Since then, Toonders has done nothing but prove McLaughlin right. She anchors a Penn women’s basketball team that is currently one game out of first place in the Ivy League, with her most noticeable contributions coming on defense. Toonders leads the conference with 25 blocked shots, and has led the Quakers to the second-lowest opponent scoring average. But for Toonders, the team stat is the more important one.
“I feel like it’s good if I can help off with who I’m defending and help my teammates, so they can put more pressure on the three-point line,” Toonders said. “I can stay in the paint and help whenever I can.”
As the last line of defense between opposing players and the basket, the fate of a possession often lies in Toonders’ hands. She will determine whether Penn gets a stop or allows a basket. And over the course of a game, these can be the difference between a win and a loss. In an ocean of outcomes, Toonders is often the wave that turns the tide.
But after leading for so long, after moving from her home in Wageningen, Netherlands to Amsterdam to play basketball at just 14, after representing her country on the international stage, Toonders would not have it any other way.
“Of course [there is pressure]” Toonders said. “It’s an important position, and we need to make sure not to give them any second chances, so rebounding is also really important. There’s pressure, but it’s good pressure.”
Toonders ranks fourth in the Ivy League in rebounds, a stat where Princeton’s Ellie Mitchell leads the conference. Mitchell and the Tigers represent the most glaring blemish on Penn’s conference record: a 55-40 defeat where Princeton’s offensive game plan centered on taking Toonders away from the basket.
“[Princeton] ran a lot of action to get her out of the paint,” McLaughlin said. “A lot of high ball screens, trying to pull her away. We were definitely not as strong without her in there.”
That tactic led to a flurry of easy baskets for the Tigers. They outscored Penn in the paint, and it was one of only two Ivy League games in which Toonders has failed to record a block. The game served as a reminder of the inevitable difficulties that come with rim protection, but it also proved just how valuable Toonders had become in just her first season with the team.

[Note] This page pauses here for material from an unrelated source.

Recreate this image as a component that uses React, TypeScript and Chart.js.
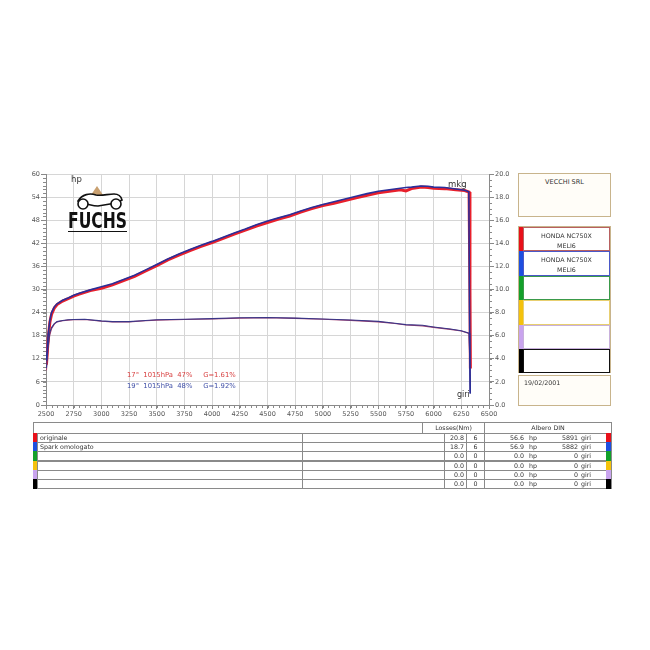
import React, { useEffect, useRef } from "react";
import { Chart, registerables } from "chart.js";

Chart.register(...registerables);

// ---------- DATA ----------
const rpmRed = [2504, 2510, 2520, 2535, 2550, 2575, 2600, 2650, 2700, 2750, 2800, 2900, 3000, 3100, 3200, 3300, 3400, 3500, 3600, 3700, 3800, 3900, 4000, 4100, 4200, 4300, 4400, 4500, 4600, 4700, 4800, 4900, 5000, 5100, 5200, 5300, 5400, 5500, 5600, 5700, 5750, 5800, 5891, 5950, 6000, 6100, 6200, 6280, 6320, 6328, 6332];
const hpRed = [10.5, 13.0, 17.5, 21.5, 23.5, 25.2, 26.1, 27.0, 27.6, 28.3, 28.8, 29.7, 30.3, 31.2, 32.3, 33.4, 34.8, 36.2, 37.7, 38.9, 40.1, 41.2, 42.2, 43.3, 44.4, 45.4, 46.5, 47.4, 48.3, 49.1, 50.1, 51.0, 51.8, 52.4, 53.1, 53.8, 54.5, 55.1, 55.5, 55.9, 55.6, 56.2, 56.6, 56.5, 56.3, 56.2, 55.9, 55.7, 55.3, 30.0, 9.5];

const rpmBlue = [2504, 2510, 2520, 2535, 2550, 2575, 2600, 2650, 2700, 2750, 2800, 2900, 3000, 3100, 3200, 3300, 3400, 3500, 3600, 3700, 3800, 3900, 4000, 4100, 4200, 4300, 4400, 4500, 4600, 4700, 4800, 4900, 5000, 5100, 5200, 5300, 5400, 5500, 5600, 5700, 5750, 5800, 5882, 5950, 6000, 6100, 6200, 6280, 6318, 6324, 6330];
const hpBlue = [11.5, 14.0, 18.5, 22.0, 24.0, 25.5, 26.3, 27.2, 27.8, 28.5, 29.0, 29.9, 30.7, 31.5, 32.6, 33.7, 35.1, 36.5, 37.9, 39.2, 40.4, 41.5, 42.5, 43.6, 44.7, 45.7, 46.8, 47.8, 48.6, 49.4, 50.4, 51.3, 52.1, 52.8, 53.5, 54.2, 54.9, 55.5, 55.9, 56.3, 56.5, 56.6, 56.9, 56.8, 56.6, 56.5, 56.1, 55.8, 55.4, 25.0, 3.0];

const rpmTorque = [2504, 2520, 2535, 2550, 2575, 2600, 2650, 2700, 2750, 2850, 3000, 3100, 3250, 3400, 3500, 3750, 4000, 4250, 4500, 4750, 5000, 5250, 5500, 5650, 5750, 5900, 6000, 6150, 6250, 6320, 6328, 6332];
const mkgRed = [3.0, 5.0, 6.1, 6.6, 7.0, 7.2, 7.3, 7.35, 7.38, 7.4, 7.25, 7.2, 7.2, 7.3, 7.35, 7.4, 7.45, 7.52, 7.55, 7.5, 7.42, 7.33, 7.2, 7.05, 6.92, 6.85, 6.72, 6.55, 6.4, 6.2, 3.5, 1.2];
const mkgBlue = [3.2, 5.2, 6.3, 6.7, 7.05, 7.22, 7.32, 7.38, 7.4, 7.42, 7.28, 7.22, 7.22, 7.32, 7.38, 7.43, 7.48, 7.55, 7.57, 7.52, 7.45, 7.36, 7.24, 7.08, 6.96, 6.9, 6.76, 6.58, 6.43, 6.22, 3.0, 1.0];

const xMin = 2500;
const xMax = 6500;
const xStep = 250;
const hpMax = 60;
const hpStep = 6;
const mkgMax = 20;
const mkgStep = 2;

const conditionRed = "17°  1015hPa  47%     G=1.61%";
const conditionBlue = "19°  1015hPa  48%     G=1.92%";

const companyName = "VECCHI SRL";
const testDate = "19/02/2001";
const panelLine1 = ["HONDA NC750X", "HONDA NC750X", "", "", "", ""];
const panelLine2 = ["MELI6", "MELI6", "", "", "", ""];

const runColors = ["#e8101a", "#1e4fe0", "#13a02a", "#f4c20d", "#c9a4ee", "#000000"];
const panelBorders = ["#b86060", "#4a58c8", "#3a9a4a", "#e8cf70", "#c8b0dc", "#111111"];
const runNames = ["originale", "Spark omologato", "", "", "", ""];
const lossNm = ["20.8", "18.7", "0.0", "0.0", "0.0", "0.0"];
const lossN = ["6", "6", "0", "0", "0", "0"];
const peakHp = ["56.6", "56.9", "0.0", "0.0", "0.0", "0.0"];
const peakRpm = ["5891", "5882", "0", "0", "0", "0"];

const FONT = "'DejaVu Sans', Verdana, sans-serif";

const minorTicks = {
  id: "minorTicks",
  afterDraw(chart: any) {
    const { ctx, chartArea, scales } = chart;
    ctx.save();
    ctx.strokeStyle = "#8a8a8a";
    ctx.lineWidth = 1;
    ctx.beginPath();
    for (let v = xMin; v <= xMax; v += 50) {
      const px = Math.round(scales.x.getPixelForValue(v)) + 0.5;
      ctx.moveTo(px, chartArea.bottom);
      ctx.lineTo(px, chartArea.bottom + 3);
    }
    for (let v = 0; v <= hpMax; v += 1) {
      const py = Math.round(scales.y.getPixelForValue(v)) + 0.5;
      ctx.moveTo(chartArea.left - 3, py);
      ctx.lineTo(chartArea.left, py);
    }
    for (let v = 0; v <= mkgMax; v += 0.5) {
      const py = Math.round(scales.y2.getPixelForValue(v)) + 0.5;
      ctx.moveTo(chartArea.right, py);
      ctx.lineTo(chartArea.right + 3, py);
    }
    ctx.stroke();
    ctx.restore();
  },
};

function toPts(xs: number[], ys: number[]) {
  return xs.map((x, i) => ({ x, y: ys[i] }));
}

function DynoChart() {
  const ref = useRef<HTMLCanvasElement | null>(null);
  useEffect(() => {
    if (!ref.current) return;
    const tickFont = { family: FONT, size: 6.5 };
    const chart = new Chart(ref.current, {
      type: "line",
      data: {
        datasets: [
          {
            data: toPts(rpmBlue, hpBlue),
            borderColor: "#2a2f9a",
            borderWidth: 1.6,
            yAxisID: "y",
            order: 0,
          },
          {
            data: toPts(rpmRed, hpRed),
            borderColor: "#e8202c",
            borderWidth: 3,
            yAxisID: "y",
            order: 2,
          },
          {
            data: toPts(rpmTorque, mkgBlue),
            borderColor: "#3a3688",
            borderWidth: 1.1,
            yAxisID: "y2",
            order: 1,
          },
          {
            data: toPts(rpmTorque, mkgRed),
            borderColor: "#a04070",
            borderWidth: 1.1,
            yAxisID: "y2",
            order: 3,
          },
        ],
      },
      options: {
        animation: false,
        responsive: false,
        maintainAspectRatio: false,
        parsing: true,
        elements: { point: { radius: 0 }, line: { tension: 0 } },
        layout: { padding: { left: 26, right: 131, top: 174, bottom: 227 } },
        plugins: { legend: { display: false }, tooltip: { enabled: false } },
        scales: {
          x: {
            type: "linear",
            min: xMin,
            max: xMax,
            afterFit: (s: any) => { s.height = 18; },
            ticks: { stepSize: xStep, font: tickFont, color: "#555", maxRotation: 0, padding: 1, autoSkip: false, callback: (v: any) => String(v) },
            grid: { color: "#d6d6d6", tickLength: 4, tickColor: "#888" },
            border: { color: "#8a8a8a" },
          },
          y: {
            type: "linear",
            position: "left",
            min: 0,
            max: hpMax,
            afterFit: (s: any) => { s.width = 20; },
            ticks: { stepSize: hpStep, font: tickFont, color: "#555", padding: 1 },
            grid: { color: "#d6d6d6", tickLength: 5, tickColor: "#888" },
            border: { color: "#8a8a8a" },
          },
          y2: {
            type: "linear",
            position: "right",
            min: 0,
            max: mkgMax,
            afterFit: (s: any) => { s.width = 30; },
            ticks: { stepSize: mkgStep, font: tickFont, color: "#555", padding: 1, callback: (v: any) => Number(v).toFixed(1) },
            grid: { drawOnChartArea: false, tickLength: 5, tickColor: "#888" },
            border: { color: "#8a8a8a" },
          },
        },
      },
      plugins: [minorTicks],
    } as any);
    return () => chart.destroy();
  }, []);
  return <canvas ref={ref} width={650} height={650} style={{ position: "absolute", left: 0, top: 0, width: 650, height: 650 }} />;
}

const abs = (l: number, t: number, w: number, h: number, extra: React.CSSProperties = {}): React.CSSProperties => ({
  position: "absolute", left: l, top: t, width: w, height: h, boxSizing: "border-box", ...extra,
});

function Logo() {
  return (
    <svg style={{ position: "absolute", left: 64, top: 182, width: 70, height: 54 }} viewBox="0 0 70 54">
      <path d="M27 13 L33 4 L39 13 Z" fill="#c9a070" />
      <path d="M14 19 C18 12 26 11 32 13 C38 14 44 12 50 12 C54 12 57 14 58 18 L52 21 C46 22 40 23 34 24 C28 24 22 22 14 19 Z" fill="#fff" stroke="#111" strokeWidth="1.6" />
      <circle cx="19" cy="22" r="5" fill="#fff" stroke="#111" strokeWidth="1.6" />
      <circle cx="52" cy="22" r="5" fill="#fff" stroke="#111" strokeWidth="1.6" />
      <text x="4" y="46" fontFamily="'Liberation Sans Narrow', 'DejaVu Sans Condensed', 'Liberation Sans', sans-serif" fontWeight="bold" fontSize="22" fill="#111" textLength="59" lengthAdjust="spacingAndGlyphs">FUCHS</text>
      <line x1="4" y1="49.5" x2="63" y2="49.5" stroke="#111" strokeWidth="1.2" />
    </svg>
  );
}

function RightPanel() {
  const rowH = 24.4;
  const top = 226;
  return (
    <>
      <div style={abs(518, 173, 93, 44, { border: "1px solid #c8b48c", background: "#fffdf8" })}>
        <div style={{ textAlign: "center", fontSize: 6.5, color: "#333", marginTop: 4 }}>{companyName}</div>
      </div>
      <div style={abs(518, top, 93, 147, { border: "1px solid #c8b48c", background: "#fff" })} />
      {runColors.map((c, i) => (
        <React.Fragment key={i}>
          <div style={abs(519, top + 1 + i * rowH, 5, rowH, { background: c })} />
          <div style={abs(523, top + 1 + i * rowH, 87, rowH, { border: `1.5px solid ${panelBorders[i]}` })}>
            <div style={{ textAlign: "center", fontSize: 6.3, color: "#333", marginTop: 2, lineHeight: "11px" }}>{panelLine1[i]}</div>
            <div style={{ textAlign: "center", fontSize: 6.3, color: "#333", lineHeight: "9px" }}>{panelLine2[i]}</div>
          </div>
        </React.Fragment>
      ))}
      <div style={abs(518, 375, 93, 31, { border: "1px solid #c8b48c", background: "#fffdf8" })}>
        <div style={{ fontSize: 6.3, color: "#333", marginLeft: 5, marginTop: 3 }}>{testDate}</div>
      </div>
    </>
  );
}

function Table() {
  const top = 433;
  const rh = 9.17;
  const line = "1px solid #8a8a8a";
  const txt: React.CSSProperties = { fontSize: 6.3, color: "#333", lineHeight: `${rh}px`, whiteSpace: "nowrap" };
  return (
    <>
      <div style={abs(33, 422, 390, 12, { borderTop: line, borderLeft: line })} />
      <div style={abs(422, 422, 63, 12, { border: line, ...txt, lineHeight: "10px", textAlign: "center" })}>Losses(Nm)</div>
      <div style={abs(484, 422, 128, 12, { border: line, ...txt, lineHeight: "10px", textAlign: "center" })}>Albero DIN</div>
      {runColors.map((c, i) => {
        const y = top + i * rh;
        return (
          <React.Fragment key={i}>
            <div style={abs(33, y, 5, rh + 1, { background: c })} />
            <div style={abs(37, y, 266, rh + 1, { border: line, ...txt, paddingLeft: 2, lineHeight: `${rh - 1}px` })}>{runNames[i]}</div>
            <div style={abs(302, y, 143, rh + 1, { borderTop: line, borderBottom: line })} />
            <div style={abs(444, y, 23, rh + 1, { border: line, ...txt, lineHeight: `${rh - 1}px`, textAlign: "right", paddingRight: 2 })}>{lossNm[i]}</div>
            <div style={abs(466, y, 19, rh + 1, { border: line, ...txt, lineHeight: `${rh - 1}px`, textAlign: "center" })}>{lossN[i]}</div>
            <div style={abs(484, y, 123, rh + 1, { borderTop: line, borderBottom: line, borderLeft: line })} />
            <div style={abs(490, y, 34, rh, { ...txt, textAlign: "right" })}>{peakHp[i]}</div>
            <div style={abs(529, y, 14, rh, { ...txt })}>hp</div>
            <div style={abs(545, y, 33, rh, { ...txt, textAlign: "right" })}>{peakRpm[i]}</div>
            <div style={abs(581, y, 20, rh, { ...txt })}>giri</div>
            <div style={abs(606, y, 6, rh + 1, { background: c })} />
          </React.Fragment>
        );
      })}
      <div style={abs(611, 433, 1, 56, { background: "#8a8a8a" })} />
    </>
  );
}

export default function App() {
  return (
    <div style={{ position: "absolute", left: 0, top: 0, width: 650, height: 650, background: "#fff", fontFamily: FONT }}>
      <DynoChart />
      <Logo />
      <div style={{ position: "absolute", left: 71, top: 174, fontSize: 8.5, color: "#333" }}>hp</div>
      <div style={{ position: "absolute", left: 448, top: 179, fontSize: 8.5, color: "#333" }}>mkg</div>
      <div style={{ position: "absolute", left: 457, top: 390, fontSize: 8, color: "#333" }}>giri</div>
      <div style={{ position: "absolute", left: 127, top: 371, fontSize: 6.8, color: "#d84040", whiteSpace: "pre" }}>{conditionRed}</div>
      <div style={{ position: "absolute", left: 127, top: 382, fontSize: 6.8, color: "#4050a8", whiteSpace: "pre" }}>{conditionBlue}</div>
      <RightPanel />
      <Table />
    </div>
  );
}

Toonders spent the first two years of her collegiate career at Florida, but transferred at the end of her sophomore year. That was what brought McLaughlin to Sopron, where he was immediately impressed with Toonders’ unique combination of size, basketball IQ, and leadership, to the point where he knew he could trust her with ample responsibility the moment she donned the Red and Blue. Toonders has done nothing but take advantage, and fits perfectly on the team.
“I’ve had a lot of freedom,” Toonders said. “I’m doing more of what I like to do, like how I want to play. There’s a lot of confidence, and I like to play with my teammates.”
At the foundation of Toonders’ defensive philosophy is one principle: verticality. She says that, when defending the paint, she just tries “to stay up straight, and maybe block some shots.”
McLaughlin added that Toonders’ ability to contest vertically without fouling was one of the first things he noticed about her game. When an opposing player is barreling down the lane toward her, Toonders said that the only thing on her mind is, “Don’t foul! Stay up straight! Don’t foul!”
That mindset has paid dividends for the Ivy League’s most formidable rim protector, but more importantly, it has produced results for her team. Ever the leader, Toonders’ goals for the rest of the season have nothing to do with her own accolades, but the heights of the unit she is so very central to.
“The Tournament,” Toonders said. “And then, champions. That’s the ultimate goal.”
Only time will tell if Penn accomplishes its final objective. But with Toonders in the fold, the Quakers can handle the pressure.